Pardon the Interruption: Jul 23rd Downtime Postmortem

Early this morning (U.S. time) Fleetio was inaccessible for almost 5 hours. While it was nothing wrong with our software or servers, it still caused our service to be unavailable for an extended amount of time. That’s not acceptable to us and not in line with our vision to be the best cloud-based fleet management software provider.

Here’s what we learned, and how we’re fixing it going forward.

What happened?

DNS is sort of like the phonebook of the internet. It’s how when you type “fleetio.com” into your browser, it knows where to go.

We were using a 3rd-party vendor called Zerigo to manage DNS settings for Fleetio. We were happy with their service until this morning when we couldn’t reach our servers through the normal channels.

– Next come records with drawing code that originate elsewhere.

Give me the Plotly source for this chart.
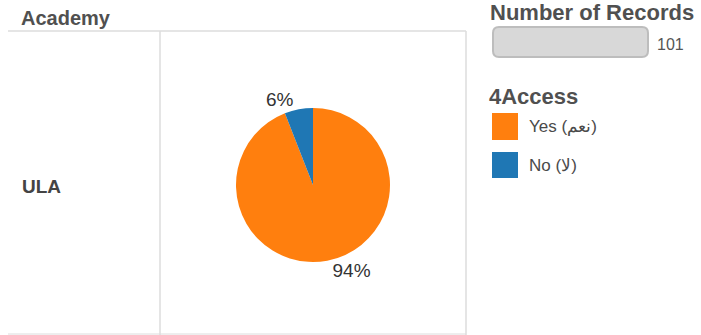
import plotly.graph_objects as go

labels = ["Yes (نعم)", "No (لا)"]
values = [95, 6]
colors = ["#FF7F0E", "#1F77B4"]
row_label = "ULA"
col_header = "Academy"
legend_title = "4Access"
size_title = "Number of Records"
total = sum(values)

W, H = 701, 335

def px(x):
    return x / W

def py(y):
    return 1 - y / H

font = "Liberation Sans, Arial, sans-serif"

fig = go.Figure()
fig.add_trace(go.Pie(
    labels=labels, values=values, sort=False, direction="clockwise", rotation=0,
    marker=dict(colors=colors, line=dict(width=0)),
    texttemplate="%{percent:.0%}", textposition="outside",
    textfont=dict(family=font, size=19, color="#333333"),
    hoverinfo="label+value+percent",
    domain=dict(x=[px(236), px(390)], y=[py(262), py(108)]),
    showlegend=False,
))

line_col = "#dcdcdc"

def pill(x0, x1, y0, y1, r):
    return (f"M {px(x0 + r)},{py(y0)} L {px(x1 - r)},{py(y0)} "
            f"Q {px(x1)},{py(y0)} {px(x1)},{py(y0 + r)} L {px(x1)},{py(y1 - r)} "
            f"Q {px(x1)},{py(y1)} {px(x1 - r)},{py(y1)} L {px(x0 + r)},{py(y1)} "
            f"Q {px(x0)},{py(y1)} {px(x0)},{py(y1 - r)} L {px(x0)},{py(y0 + r)} "
            f"Q {px(x0)},{py(y0)} {px(x0 + r)},{py(y0)} Z")

shapes = [
    dict(type="line", xref="paper", yref="paper", x0=px(8), x1=px(466), y0=py(31), y1=py(31), line=dict(color=line_col, width=1.5)),
    dict(type="line", xref="paper", yref="paper", x0=px(160), x1=px(160), y0=py(31), y1=py(335), line=dict(color=line_col, width=1.5)),
    dict(type="line", xref="paper", yref="paper", x0=px(466), x1=px(466), y0=py(31), y1=py(335), line=dict(color=line_col, width=1.5)),
    dict(type="line", xref="paper", yref="paper", x0=px(8), x1=px(466), y0=py(334), y1=py(334), line=dict(color=line_col, width=1)),
    # size legend bar
    dict(type="path", xref="paper", yref="paper", path=pill(493, 648, 27, 57, 6),
         fillcolor="#d8d8d8", line=dict(color="#bdbdbd", width=2)),
    # colour legend swatches
    dict(type="rect", xref="paper", yref="paper", x0=px(492), x1=px(518), y0=py(140), y1=py(113),
         fillcolor=colors[0], line=dict(width=0)),
    dict(type="rect", xref="paper", yref="paper", x0=px(492), x1=px(518), y0=py(178), y1=py(152),
         fillcolor=colors[1], line=dict(width=0)),
]

ann = [
    dict(text=f"<b>{col_header}</b>", x=px(19), y=py(18), xanchor="left", yanchor="middle",
         font=dict(family=font, size=20, color="#505050")),
    dict(text=f"<b>{row_label}</b>", x=px(20), y=py(186), xanchor="left", yanchor="middle",
         font=dict(family=font, size=19, color="#444444")),
    dict(text=f"<b>{size_title}</b>", x=px(488), y=py(12), xanchor="left", yanchor="middle",
         font=dict(family=font, size=22, color="#505050")),
    dict(text=str(total), x=px(655), y=py(44), xanchor="left", yanchor="middle",
         font=dict(family=font, size=16, color="#555555")),
    dict(text=f"<b>{legend_title}</b>", x=px(487), y=py(96), xanchor="left", yanchor="middle",
         font=dict(family=font, size=22, color="#505050")),
    dict(text=labels[0], x=px(527), y=py(127), xanchor="left", yanchor="middle",
         font=dict(family=font, size=17, color="#4a4a4a")),
    dict(text=labels[1], x=px(527), y=py(165), xanchor="left", yanchor="middle",
         font=dict(family=font, size=17, color="#4a4a4a")),
]
for a in ann:
    a.update(xref="paper", yref="paper", showarrow=False)

fig.update_layout(
    width=W, height=H, margin=dict(l=0, r=0, t=0, b=0),
    paper_bgcolor="white", plot_bgcolor="white",
    shapes=shapes, annotations=ann,
)
fig.write_html("out.html", config={"displayModeBar": False},
               post_script="document.body.style.margin='0';document.body.style.overflow='hidden';")
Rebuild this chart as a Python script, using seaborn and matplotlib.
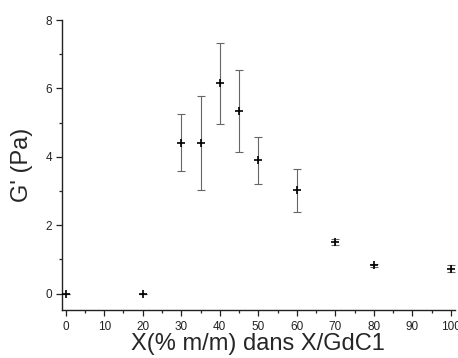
import matplotlib
matplotlib.use("Agg")
import matplotlib.pyplot as plt
import seaborn as sns
import pandas as pd
import numpy as np
from matplotlib.ticker import MultipleLocator

x_vals = [0, 20, 30, 35, 40, 45, 50, 60, 70, 80, 100]
g_vals = [0.0, 0.0, 4.41, 4.41, 6.15, 5.34, 3.90, 3.02, 1.51, 0.83, 0.73]
g_err = [0.0, 0.0, 0.83, 1.37, 1.19, 1.20, 0.69, 0.62, 0.10, 0.05, 0.10]

df = pd.DataFrame({"x": x_vals, "g": g_vals, "err": g_err})

sns.set_style("ticks")
plt.rcParams['font.family'] = ['Liberation Sans', 'DejaVu Sans']

fig = plt.figure(figsize=(4.58, 3.58), dpi=100)
ax = fig.add_axes([0.135, 0.134, 0.858, 0.810])

ax.errorbar(df["x"], df["g"], yerr=df["err"], fmt='none', ecolor='#666666',
            elinewidth=0.8, capsize=2.8, capthick=0.8)
sns.scatterplot(data=df, x="x", y="g", marker='+', color='black', s=40,
                linewidth=1.2, ax=ax, zorder=3)

ax.set_xlim(-1, 101)
ax.set_ylim(-0.48, 8)
ax.xaxis.set_major_locator(MultipleLocator(10))
ax.xaxis.set_minor_locator(MultipleLocator(5))
ax.yaxis.set_major_locator(MultipleLocator(2))
ax.yaxis.set_minor_locator(MultipleLocator(1))
ax.tick_params(which='major', direction='out', length=4, width=0.9, labelsize=8.5, colors='#222222')
ax.tick_params(axis='x', which='major', pad=4)
ax.tick_params(axis='y', which='major', pad=3)
ax.tick_params(which='minor', direction='out', length=2.5, width=0.9)

for s in ['top', 'right']:
    ax.spines[s].set_visible(False)
for s in ['left', 'bottom']:
    ax.spines[s].set_linewidth(1.0)
    ax.spines[s].set_color('#222222')

ax.set_xlabel("X(% m/m) dans X/GdC1", fontsize=17, labelpad=0)
ax.set_ylabel("G' (Pa)", fontsize=17, labelpad=9)

fig.savefig("out.png", dpi=100)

Some quick checking around let us know Zerigo was in the midst of a Denial of Service Attack, making their service unavailable. Thousands upon thousands of otherwise perfectly fine websites were simultaneously inaccessible as a result, including Fleetio.

We were able to switch DNS service providers to a different 3rd-party vendor fairly quickly, however DNS can sometimes take hours to update across the internet. As of around 8:45 AM central U.S. time this morning, things were pretty much back to normal.

Going forward

We are going to be using multiple 3rd-party DNS server vendors from now on to guarantee that if one vendor is having an issue, the other one will pick up the slack. We should have done this in the first place, and we have certainly learned a valuable lesson.

We will also be reviewing all parts of our infrastructure to find and resolve any other risks. As a software-as-a-service (SaaS) provider of fleet management software, it’s our mission to ensure Fleetio is available when you need it. You can be certain that we will do whatever it takes to do so.